Ted Jacobs, design director, also notes that the daylighting features go beyond providing energy benefits. “There has been study after study that shows the effect of natural daylight on shopping,” he says. “It’s been proven that you get better sales under natural daylight. People like to shop under natural daylight … and sales associates who are in the store for eight hours at a time are going to be much happier under natural daylight.” Jacobs notes that the Solatubes bring natural daylight not only onto the retail floor and dressing rooms, but also into back-of-house spaces like offices, stockrooms, associates lounges, and restrooms. “It’s a very simple technology, and its benefit far outweighs the cost,” he says.

Additional sustainable strategies include low-flow fixtures in the staff and customer facilities; use of bamboo, cork, and recycled rubber in the floors, perimeter walls, fixtures, displays, benches, and tabletops; reuse and recycling of previous store fixtures; and use of low-VOC and local materials whenever possible. According to the REI Web site, the Boulder store aligns the cooperative’s mission and core values with its commitment to reduce their environmental footprint. The overall design goal was to increase energy efficiency, water conservation, and indoor air quality. In addition, the company notes that it is working toward creating zero waste by 2020. In tandem with using sustainable building practices, REI also actively encourages its employees to recycle all cardboard, plastic, aluminum, glass, and paper in the store and to compost items from break rooms and cafes.

New retail concepts
“REI has an immense amount of product and product diversity, so you can get everything from a PowerBar to hard-core climbing equipment, all within the context of a 40,000-50,000-square-foot store,” says Jacobs. “From a store layout design and way-finding systems standpoint, it has to be incredibly intuitive in order for it to work.”

Jacobs says that the first several months of the design process were entirely non-design work, meaning no sketching took place.
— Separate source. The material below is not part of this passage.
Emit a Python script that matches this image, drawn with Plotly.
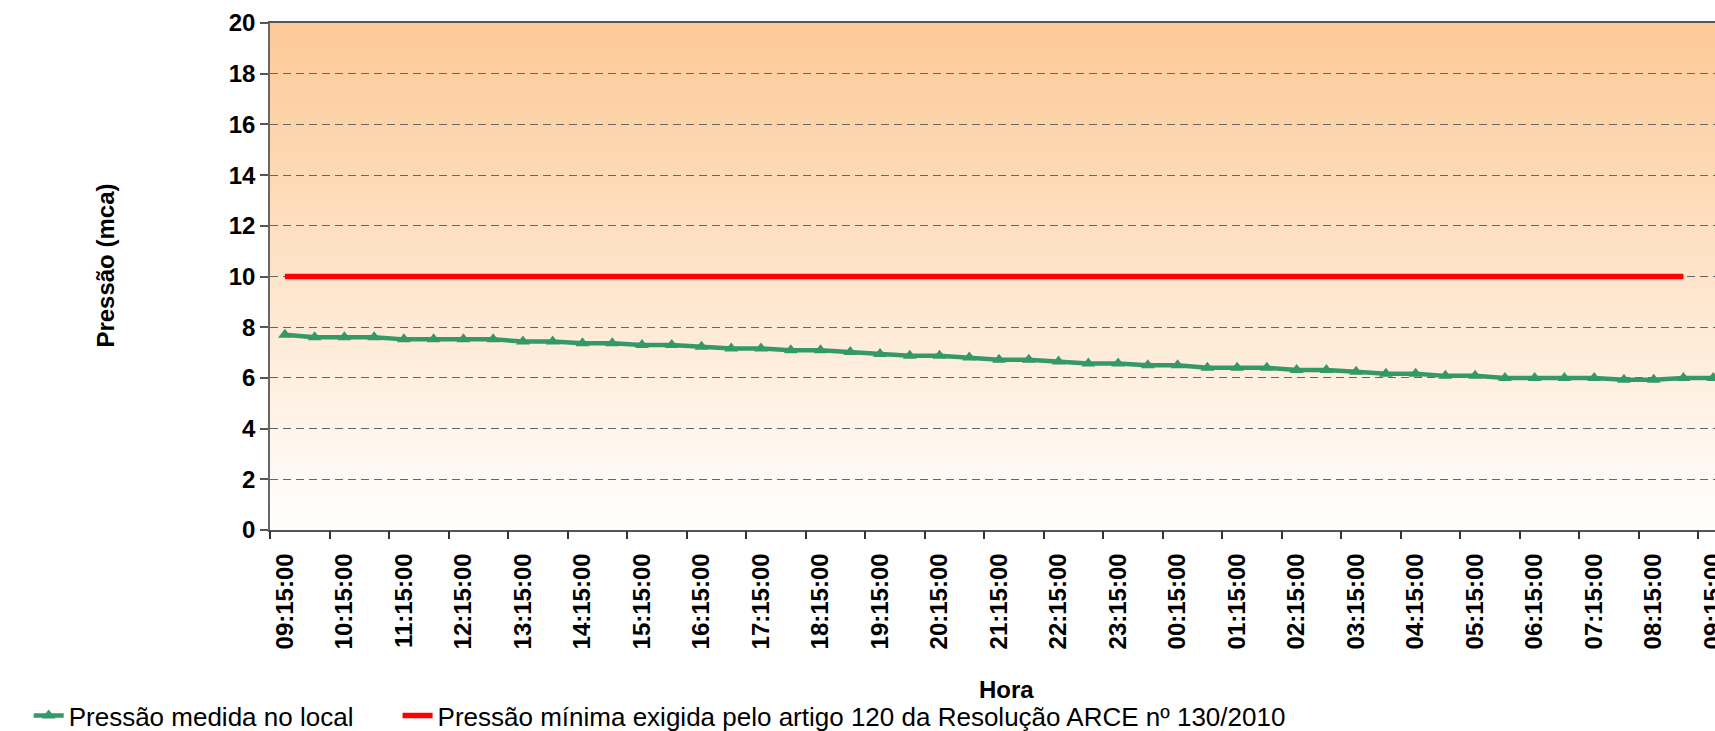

What Gensler learned in those early meetings was the importance of the REI community. “They have a very loyal following, and people who have been shopping at REI for decades now are incredibly passionate about the company and the brand,” Jacobs explains. “We felt, as well as the REI team, that that was something we could leverage further.”

The way they leveraged that loyalty and passion was with the creation of a nearly 2,000-square-foot community center located in the heart of the store. The community center was conceived as a way for REI to give back to its community and is designated as a resource area to learn about the outdoors and opportunities to protect shared natural spaces. It will also serve as a venue for events, presentations, and demonstrations by REI and its community partners.

“This notion of creating a community center in the absolute center of the store became a working idea, so our layout and plans started to articulate how this hearth or community area became very important to the rest of the way that the store operated,” recalls Jacobs. “The notion of the community center was important in that it is an area for people to gather and share ideas, whether it’s about product, a [forum for showing] great slides of a trek through Patagonia, or for community groups to come in and have lectures and so forth.”

Located adjacent to the book, map, and travel center, the elevated glass-enclosed community center is visually tied to the rest of the store, but allows acoustic privacy for talks and other events. When no store or community events are scheduled, the space is open for small, informal gatherings. REI “green vest” experts will staff the center to answer questions ranging from where to find local trails to how to schedule a travel expedition to where to volunteer for environmental preservation projects.

On the result of the project, REI’s Director of Store Development Dean Iwata said, “REI and Gensler worked together to create a store that embodies the values that make REI unique: community involvement, environmental stewardship, and a commitment to serve as a gateway to the outdoors.”